# What is being asked
Write the data out again exactly, dropping any images it holds.
* * * * * * * * *
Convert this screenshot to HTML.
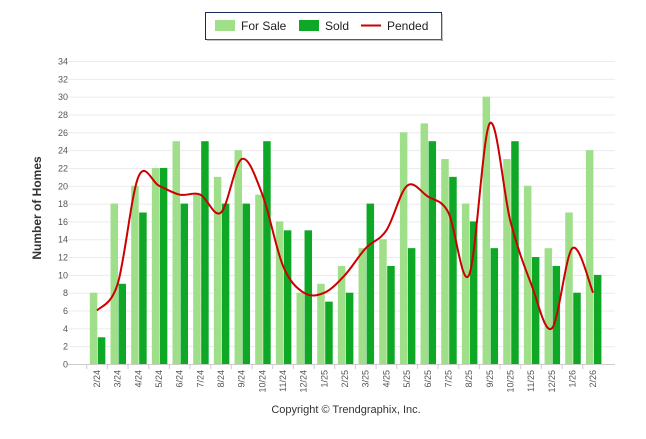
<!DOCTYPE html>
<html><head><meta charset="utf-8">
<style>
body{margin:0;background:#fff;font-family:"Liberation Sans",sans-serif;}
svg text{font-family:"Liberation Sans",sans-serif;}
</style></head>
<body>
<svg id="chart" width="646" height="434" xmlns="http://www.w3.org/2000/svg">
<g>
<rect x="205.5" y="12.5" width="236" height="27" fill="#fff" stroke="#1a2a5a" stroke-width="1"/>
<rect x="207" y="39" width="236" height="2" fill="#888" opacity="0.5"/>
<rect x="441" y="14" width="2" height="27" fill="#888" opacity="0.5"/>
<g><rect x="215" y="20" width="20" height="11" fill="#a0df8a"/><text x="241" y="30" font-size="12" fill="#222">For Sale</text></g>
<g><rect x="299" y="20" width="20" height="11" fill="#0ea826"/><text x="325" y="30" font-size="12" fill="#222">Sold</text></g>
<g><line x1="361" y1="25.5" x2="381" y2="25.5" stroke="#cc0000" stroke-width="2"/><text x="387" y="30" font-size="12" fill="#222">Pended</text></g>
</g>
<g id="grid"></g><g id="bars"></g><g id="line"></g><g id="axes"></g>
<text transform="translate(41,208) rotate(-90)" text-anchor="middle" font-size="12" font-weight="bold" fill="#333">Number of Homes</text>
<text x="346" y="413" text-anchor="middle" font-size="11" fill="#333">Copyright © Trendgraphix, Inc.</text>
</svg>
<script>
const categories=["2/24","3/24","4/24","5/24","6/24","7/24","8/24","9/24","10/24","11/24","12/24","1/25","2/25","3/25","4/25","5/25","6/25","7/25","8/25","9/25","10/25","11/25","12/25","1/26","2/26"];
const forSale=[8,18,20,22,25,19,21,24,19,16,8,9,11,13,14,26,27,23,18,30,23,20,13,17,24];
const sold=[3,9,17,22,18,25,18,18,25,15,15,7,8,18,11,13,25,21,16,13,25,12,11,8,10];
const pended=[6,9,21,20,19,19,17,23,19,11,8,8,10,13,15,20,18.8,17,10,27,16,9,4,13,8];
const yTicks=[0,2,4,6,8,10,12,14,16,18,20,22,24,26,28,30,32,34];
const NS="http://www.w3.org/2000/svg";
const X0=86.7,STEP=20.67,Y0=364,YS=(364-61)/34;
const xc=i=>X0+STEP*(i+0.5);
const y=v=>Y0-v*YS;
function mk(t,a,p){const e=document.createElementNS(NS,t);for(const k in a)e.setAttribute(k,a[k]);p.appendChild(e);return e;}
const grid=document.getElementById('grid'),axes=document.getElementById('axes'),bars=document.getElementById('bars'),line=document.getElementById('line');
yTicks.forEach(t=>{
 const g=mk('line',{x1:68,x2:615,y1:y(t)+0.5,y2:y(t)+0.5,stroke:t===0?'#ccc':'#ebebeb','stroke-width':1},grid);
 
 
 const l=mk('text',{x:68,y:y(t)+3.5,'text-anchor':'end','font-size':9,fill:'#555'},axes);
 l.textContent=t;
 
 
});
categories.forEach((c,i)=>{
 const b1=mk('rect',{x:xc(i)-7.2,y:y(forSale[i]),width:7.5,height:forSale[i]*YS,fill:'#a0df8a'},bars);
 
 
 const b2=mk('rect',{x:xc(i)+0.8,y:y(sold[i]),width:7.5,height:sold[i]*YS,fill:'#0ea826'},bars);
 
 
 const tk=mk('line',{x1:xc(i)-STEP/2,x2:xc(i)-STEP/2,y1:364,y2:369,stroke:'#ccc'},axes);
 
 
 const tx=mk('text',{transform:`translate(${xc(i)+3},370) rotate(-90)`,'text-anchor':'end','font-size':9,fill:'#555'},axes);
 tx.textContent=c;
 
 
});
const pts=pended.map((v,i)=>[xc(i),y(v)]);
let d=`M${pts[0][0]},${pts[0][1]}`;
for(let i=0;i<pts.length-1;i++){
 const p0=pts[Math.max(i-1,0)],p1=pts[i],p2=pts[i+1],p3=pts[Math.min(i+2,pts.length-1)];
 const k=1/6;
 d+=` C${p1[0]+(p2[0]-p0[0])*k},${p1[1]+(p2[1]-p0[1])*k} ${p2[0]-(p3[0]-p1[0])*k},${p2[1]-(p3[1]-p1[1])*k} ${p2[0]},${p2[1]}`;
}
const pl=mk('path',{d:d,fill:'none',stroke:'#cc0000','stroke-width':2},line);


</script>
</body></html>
* * * * * * * * *
# Final answer
Convert this screenshot to HTML.
<!DOCTYPE html>
<html><head><meta charset="utf-8">
<style>
body{margin:0;background:#fff;font-family:"Liberation Sans",sans-serif;}
svg text{font-family:"Liberation Sans",sans-serif;}
</style></head>
<body>
<svg id="chart" width="646" height="434" xmlns="http://www.w3.org/2000/svg">
<g>
<rect x="205.5" y="12.5" width="236" height="27" fill="#fff" stroke="#1a2a5a" stroke-width="1"/>
<rect x="207" y="39" width="236" height="2" fill="#888" opacity="0.5"/>
<rect x="441" y="14" width="2" height="27" fill="#888" opacity="0.5"/>
<g><rect x="215" y="20" width="20" height="11" fill="#a0df8a"/><text x="241" y="30" font-size="12" fill="#222">For Sale</text></g>
<g><rect x="299" y="20" width="20" height="11" fill="#0ea826"/><text x="325" y="30" font-size="12" fill="#222">Sold</text></g>
<g><line x1="361" y1="25.5" x2="381" y2="25.5" stroke="#cc0000" stroke-width="2"/><text x="387" y="30" font-size="12" fill="#222">Pended</text></g>
</g>
<g id="grid"></g><g id="bars"></g><g id="line"></g><g id="axes"></g>
<text transform="translate(41,208) rotate(-90)" text-anchor="middle" font-size="12" font-weight="bold" fill="#333">Number of Homes</text>
<text x="346" y="413" text-anchor="middle" font-size="11" fill="#333">Copyright © Trendgraphix, Inc.</text>
</svg>
<script>
const categories=["2/24","3/24","4/24","5/24","6/24","7/24","8/24","9/24","10/24","11/24","12/24","1/25","2/25","3/25","4/25","5/25","6/25","7/25","8/25","9/25","10/25","11/25","12/25","1/26","2/26"];
const forSale=[8,18,20,22,25,19,21,24,19,16,8,9,11,13,14,26,27,23,18,30,23,20,13,17,24];
const sold=[3,9,17,22,18,25,18,18,25,15,15,7,8,18,11,13,25,21,16,13,25,12,11,8,10];
const pended=[6,9,21,20,19,19,17,23,19,11,8,8,10,13,15,20,18.8,17,10,27,16,9,4,13,8];
const yTicks=[0,2,4,6,8,10,12,14,16,18,20,22,24,26,28,30,32,34];
const NS="http://www.w3.org/2000/svg";
const X0=86.7,STEP=20.67,Y0=364,YS=(364-61)/34;
const xc=i=>X0+STEP*(i+0.5);
const y=v=>Y0-v*YS;
function mk(t,a,p){const e=document.createElementNS(NS,t);for(const k in a)e.setAttribute(k,a[k]);p.appendChild(e);return e;}
const grid=document.getElementById('grid'),axes=document.getElementById('axes'),bars=document.getElementById('bars'),line=document.getElementById('line');
yTicks.forEach(t=>{
 const g=mk('line',{x1:68,x2:615,y1:y(t)+0.5,y2:y(t)+0.5,stroke:t===0?'#ccc':'#ebebeb','stroke-width':1},grid);
 
 
 const l=mk('text',{x:68,y:y(t)+3.5,'text-anchor':'end','font-size':9,fill:'#555'},axes);
 l.textContent=t;
 
 
});
categories.forEach((c,i)=>{
 const b1=mk('rect',{x:xc(i)-7.2,y:y(forSale[i]),width:7.5,height:forSale[i]*YS,fill:'#a0df8a'},bars);
 
 
 const b2=mk('rect',{x:xc(i)+0.8,y:y(sold[i]),width:7.5,height:sold[i]*YS,fill:'#0ea826'},bars);
 
 
 const tk=mk('line',{x1:xc(i)-STEP/2,x2:xc(i)-STEP/2,y1:364,y2:369,stroke:'#ccc'},axes);
 
 
 const tx=mk('text',{transform:`translate(${xc(i)+3},370) rotate(-90)`,'text-anchor':'end','font-size':9,fill:'#555'},axes);
 tx.textContent=c;
 
 
});
const pts=pended.map((v,i)=>[xc(i),y(v)]);
let d=`M${pts[0][0]},${pts[0][1]}`;
for(let i=0;i<pts.length-1;i++){
 const p0=pts[Math.max(i-1,0)],p1=pts[i],p2=pts[i+1],p3=pts[Math.min(i+2,pts.length-1)];
 const k=1/6;
 d+=` C${p1[0]+(p2[0]-p0[0])*k},${p1[1]+(p2[1]-p0[1])*k} ${p2[0]-(p3[0]-p1[0])*k},${p2[1]-(p3[1]-p1[1])*k} ${p2[0]},${p2[1]}`;
}
const pl=mk('path',{d:d,fill:'none',stroke:'#cc0000','stroke-width':2},line);


</script>
</body></html>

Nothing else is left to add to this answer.